The mining town of Humberstone now forms part of the Humberstone and Santa Laura Saltpeter Works, now abandoned, they were declared a UNESCO World Heritage Site in 2005.

== Life ==

Humberstone was born in Dover, England. His maternal grandfather, Edward S. G. Hopkins (1778–1859), had been director of the band of the Scots Guards. His father Decimus worked as a post office mail guard.

His family moved to London when he was young. Humberstone worked for the London and North Western Railway when he was 17. Later, he joined the Royal School of Mines in London.

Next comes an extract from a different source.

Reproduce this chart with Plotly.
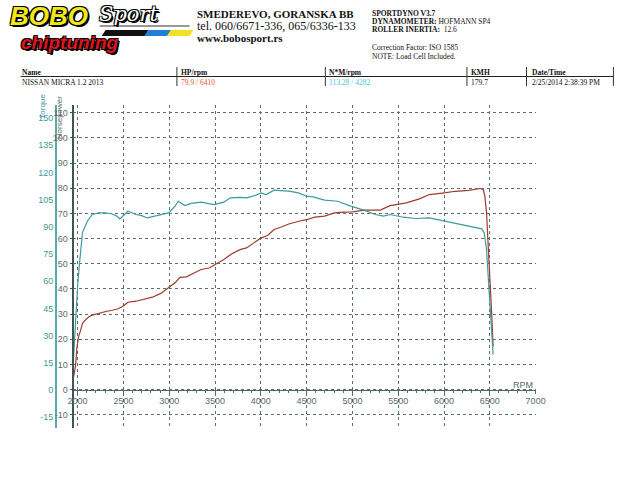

When he was 25, he was hired by The Tarapaca Nitrate Company and moved to South America. Humberstone arrived at the Peruvian port of Pisagua on 6 January 1875, where he commenced working as a chemist and engineer.

In 1878 he implemented the Shanks system to make sodium carbonate. He also made other changes such as the transfer of waste water to avoid losing the materials in the rock.

In 1879, as part of the War of the Pacific, the Chilean army landed in Pisagua, and consequently, many office workers went to the Pampa for safety. Humberstone, his wife, his mother and his two daughters went with them. When they got to Tarapaca, the governor said they should go to Arica because the Chilean military was approaching. They crossed the desert because they did not want to be near the coast. It took them twenty days to get to Arica. When the war ended, and Tarapaca became part of Chile, Humberstone returned to his mining business.

In 1936, he became a member of the Order of the British Empire in Edward VIII's Birthday Honours. Humberstone died in Iquique on 12 June 1939 and is buried in the British Cemetery, Tiliviche, Chile.